In Franklin, the family was able to trade up to a 4,000-square-foot, two-story, all-brick home with five bedrooms, four bathrooms and a quarter-acre lot. Instead of power lines and neighbors’ fences, the views are of tree-covered hillsides.

And at $449,000, Johnston said, the house cost $217,000 less than what her mom received for selling the Torrance place.

What made the case for Hedrick, the product manager, was turning off Interstate 65 and onto the Cool Springs offramp “and realizing that you could really be anywhere USA.”

“There’s a great, big regional shopping mall, and most of the stores and restaurants are the same ones we see in California,” he said. “Yet a few miles away you’re in downtown and there’s lots of local color too.”

Hedrick said several visits during the winter also helped him and life partner Kevin Rogers make the decision to move to Franklin -- as it turns out, to the same development as Johnston -- from the Fairfax Avenue area of Los Angeles.

“We’re giving up dim sum and first-run independent films, 24-hour grocery stores. There’ll be no more morning coffee at the Newsroom with Robert Downey Jr. sitting at the next table, and we’ll miss sunset walks along the strand in Manhattan Beach,” Hedrick said.

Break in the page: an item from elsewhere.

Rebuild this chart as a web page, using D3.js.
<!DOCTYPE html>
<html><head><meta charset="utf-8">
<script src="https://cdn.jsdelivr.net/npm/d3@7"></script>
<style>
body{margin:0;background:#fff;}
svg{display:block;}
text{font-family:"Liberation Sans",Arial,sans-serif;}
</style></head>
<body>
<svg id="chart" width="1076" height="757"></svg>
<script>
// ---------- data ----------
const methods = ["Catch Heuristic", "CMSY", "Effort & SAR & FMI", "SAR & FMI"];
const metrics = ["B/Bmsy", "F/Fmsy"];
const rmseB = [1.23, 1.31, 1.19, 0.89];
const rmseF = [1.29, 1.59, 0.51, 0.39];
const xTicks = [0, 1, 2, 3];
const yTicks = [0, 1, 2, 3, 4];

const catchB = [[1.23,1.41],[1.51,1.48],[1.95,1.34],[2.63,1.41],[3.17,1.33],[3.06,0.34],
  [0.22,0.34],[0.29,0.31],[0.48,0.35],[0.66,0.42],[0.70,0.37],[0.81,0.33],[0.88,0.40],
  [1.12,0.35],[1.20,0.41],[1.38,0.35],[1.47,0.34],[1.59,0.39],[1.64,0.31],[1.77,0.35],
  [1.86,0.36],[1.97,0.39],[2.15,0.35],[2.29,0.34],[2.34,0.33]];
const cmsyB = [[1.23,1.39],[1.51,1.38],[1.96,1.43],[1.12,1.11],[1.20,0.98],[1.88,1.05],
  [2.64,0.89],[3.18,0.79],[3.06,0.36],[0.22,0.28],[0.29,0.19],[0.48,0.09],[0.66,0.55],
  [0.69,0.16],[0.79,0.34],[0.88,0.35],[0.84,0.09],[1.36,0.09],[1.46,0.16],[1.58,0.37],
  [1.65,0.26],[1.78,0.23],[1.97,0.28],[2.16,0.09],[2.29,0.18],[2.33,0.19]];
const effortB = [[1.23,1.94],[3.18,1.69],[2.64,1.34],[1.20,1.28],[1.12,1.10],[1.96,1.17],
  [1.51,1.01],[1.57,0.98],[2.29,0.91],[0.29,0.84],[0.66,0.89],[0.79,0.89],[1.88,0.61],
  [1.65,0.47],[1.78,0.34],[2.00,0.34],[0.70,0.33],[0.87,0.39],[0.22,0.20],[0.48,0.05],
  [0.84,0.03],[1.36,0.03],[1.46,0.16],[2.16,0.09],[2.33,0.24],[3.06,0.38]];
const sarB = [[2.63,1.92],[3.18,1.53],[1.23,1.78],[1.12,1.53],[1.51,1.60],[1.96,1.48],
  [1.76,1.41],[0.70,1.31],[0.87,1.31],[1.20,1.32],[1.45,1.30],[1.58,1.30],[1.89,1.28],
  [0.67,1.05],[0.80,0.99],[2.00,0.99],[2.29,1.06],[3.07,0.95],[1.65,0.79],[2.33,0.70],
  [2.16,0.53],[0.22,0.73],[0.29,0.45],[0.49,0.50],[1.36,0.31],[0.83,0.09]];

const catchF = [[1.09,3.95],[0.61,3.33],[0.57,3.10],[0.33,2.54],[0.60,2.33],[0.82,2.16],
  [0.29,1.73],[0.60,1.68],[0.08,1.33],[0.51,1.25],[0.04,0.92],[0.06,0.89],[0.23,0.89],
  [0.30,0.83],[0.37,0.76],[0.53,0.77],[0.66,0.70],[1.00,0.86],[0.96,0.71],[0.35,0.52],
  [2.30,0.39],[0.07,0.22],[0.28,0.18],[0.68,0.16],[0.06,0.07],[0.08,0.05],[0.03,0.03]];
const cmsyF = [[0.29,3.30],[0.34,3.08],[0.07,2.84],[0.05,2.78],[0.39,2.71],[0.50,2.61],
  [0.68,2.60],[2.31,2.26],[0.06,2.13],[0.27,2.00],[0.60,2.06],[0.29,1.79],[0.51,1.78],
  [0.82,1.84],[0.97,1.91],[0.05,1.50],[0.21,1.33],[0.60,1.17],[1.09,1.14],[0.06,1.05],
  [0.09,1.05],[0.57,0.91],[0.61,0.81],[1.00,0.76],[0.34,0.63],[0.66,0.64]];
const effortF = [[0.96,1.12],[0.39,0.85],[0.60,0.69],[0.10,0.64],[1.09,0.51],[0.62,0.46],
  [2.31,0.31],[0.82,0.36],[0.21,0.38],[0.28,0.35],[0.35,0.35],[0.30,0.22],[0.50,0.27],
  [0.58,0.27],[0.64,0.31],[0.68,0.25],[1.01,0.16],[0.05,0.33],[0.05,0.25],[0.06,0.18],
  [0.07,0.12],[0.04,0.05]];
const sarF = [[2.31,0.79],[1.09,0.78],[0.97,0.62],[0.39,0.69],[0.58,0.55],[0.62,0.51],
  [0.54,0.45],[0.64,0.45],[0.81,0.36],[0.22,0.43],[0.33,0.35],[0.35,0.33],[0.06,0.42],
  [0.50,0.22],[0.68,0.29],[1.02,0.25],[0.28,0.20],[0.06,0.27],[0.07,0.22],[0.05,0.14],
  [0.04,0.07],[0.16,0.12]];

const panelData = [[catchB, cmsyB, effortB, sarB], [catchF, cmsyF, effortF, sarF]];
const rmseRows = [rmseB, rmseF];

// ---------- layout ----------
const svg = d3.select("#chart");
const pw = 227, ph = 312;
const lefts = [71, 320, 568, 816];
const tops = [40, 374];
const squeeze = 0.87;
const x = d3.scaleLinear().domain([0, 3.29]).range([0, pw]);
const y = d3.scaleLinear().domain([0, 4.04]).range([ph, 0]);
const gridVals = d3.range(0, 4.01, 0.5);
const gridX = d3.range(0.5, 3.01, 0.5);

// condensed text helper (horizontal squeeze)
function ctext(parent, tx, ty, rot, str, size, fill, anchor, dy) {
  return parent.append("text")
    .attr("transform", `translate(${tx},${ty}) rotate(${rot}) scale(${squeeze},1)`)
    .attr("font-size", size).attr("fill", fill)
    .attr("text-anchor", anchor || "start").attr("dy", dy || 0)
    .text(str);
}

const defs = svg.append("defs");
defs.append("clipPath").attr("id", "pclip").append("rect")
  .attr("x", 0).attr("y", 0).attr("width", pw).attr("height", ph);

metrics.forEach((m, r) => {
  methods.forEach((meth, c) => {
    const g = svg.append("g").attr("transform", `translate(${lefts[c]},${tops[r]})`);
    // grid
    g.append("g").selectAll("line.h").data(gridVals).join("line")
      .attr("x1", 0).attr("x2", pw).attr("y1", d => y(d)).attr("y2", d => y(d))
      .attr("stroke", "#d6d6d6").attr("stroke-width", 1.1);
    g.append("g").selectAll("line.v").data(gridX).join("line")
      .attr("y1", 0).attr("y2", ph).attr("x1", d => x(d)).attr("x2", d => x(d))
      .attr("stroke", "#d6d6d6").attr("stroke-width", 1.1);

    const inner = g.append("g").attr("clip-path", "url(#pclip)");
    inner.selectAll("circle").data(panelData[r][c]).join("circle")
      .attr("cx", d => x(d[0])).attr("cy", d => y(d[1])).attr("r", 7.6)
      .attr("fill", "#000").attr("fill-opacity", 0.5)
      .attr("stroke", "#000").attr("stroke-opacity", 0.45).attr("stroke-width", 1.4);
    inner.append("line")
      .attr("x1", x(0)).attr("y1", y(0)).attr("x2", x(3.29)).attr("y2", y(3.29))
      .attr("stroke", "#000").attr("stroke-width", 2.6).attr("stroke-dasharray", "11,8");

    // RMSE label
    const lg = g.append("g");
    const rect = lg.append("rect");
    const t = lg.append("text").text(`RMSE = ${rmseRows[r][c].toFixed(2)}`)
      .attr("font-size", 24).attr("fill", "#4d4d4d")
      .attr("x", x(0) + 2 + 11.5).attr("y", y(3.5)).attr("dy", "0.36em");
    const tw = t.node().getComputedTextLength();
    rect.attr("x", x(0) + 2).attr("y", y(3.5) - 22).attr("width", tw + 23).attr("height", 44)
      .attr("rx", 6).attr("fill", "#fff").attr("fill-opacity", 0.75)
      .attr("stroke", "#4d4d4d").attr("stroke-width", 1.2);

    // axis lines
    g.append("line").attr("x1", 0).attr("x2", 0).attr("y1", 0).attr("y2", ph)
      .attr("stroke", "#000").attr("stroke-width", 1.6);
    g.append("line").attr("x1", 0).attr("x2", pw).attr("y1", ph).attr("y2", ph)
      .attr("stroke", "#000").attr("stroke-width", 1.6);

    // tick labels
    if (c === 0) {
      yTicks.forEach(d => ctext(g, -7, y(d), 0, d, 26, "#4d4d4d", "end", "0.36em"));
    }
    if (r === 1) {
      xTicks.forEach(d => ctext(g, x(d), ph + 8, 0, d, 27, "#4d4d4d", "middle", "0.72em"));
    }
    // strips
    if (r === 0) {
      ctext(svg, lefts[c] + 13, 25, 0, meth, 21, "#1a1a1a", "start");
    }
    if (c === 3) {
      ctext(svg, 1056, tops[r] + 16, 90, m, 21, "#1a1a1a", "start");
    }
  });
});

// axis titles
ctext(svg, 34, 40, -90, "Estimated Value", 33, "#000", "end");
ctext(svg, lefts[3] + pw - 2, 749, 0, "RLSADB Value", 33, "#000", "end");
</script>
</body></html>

“But we’re going to a place with spectacular scenery, rivers that don’t have concrete banks, much more affordable housing, a lot less traffic and pretty close proximity to a lot of major cities, like Atlanta and Chicago, that are just a few hours away by car or an hour by plane.”

Hedrick said he and Rogers -- who quit his job as a scheduler and planner for a small manufacturer -- were a little apprehensive about moving because of Tennessee’s location in the heart of the so-called Bible Belt.

“But we have been there a lot now, and we’ve found the people to be -- I know it sounds trite -- but, well, just really friendly.”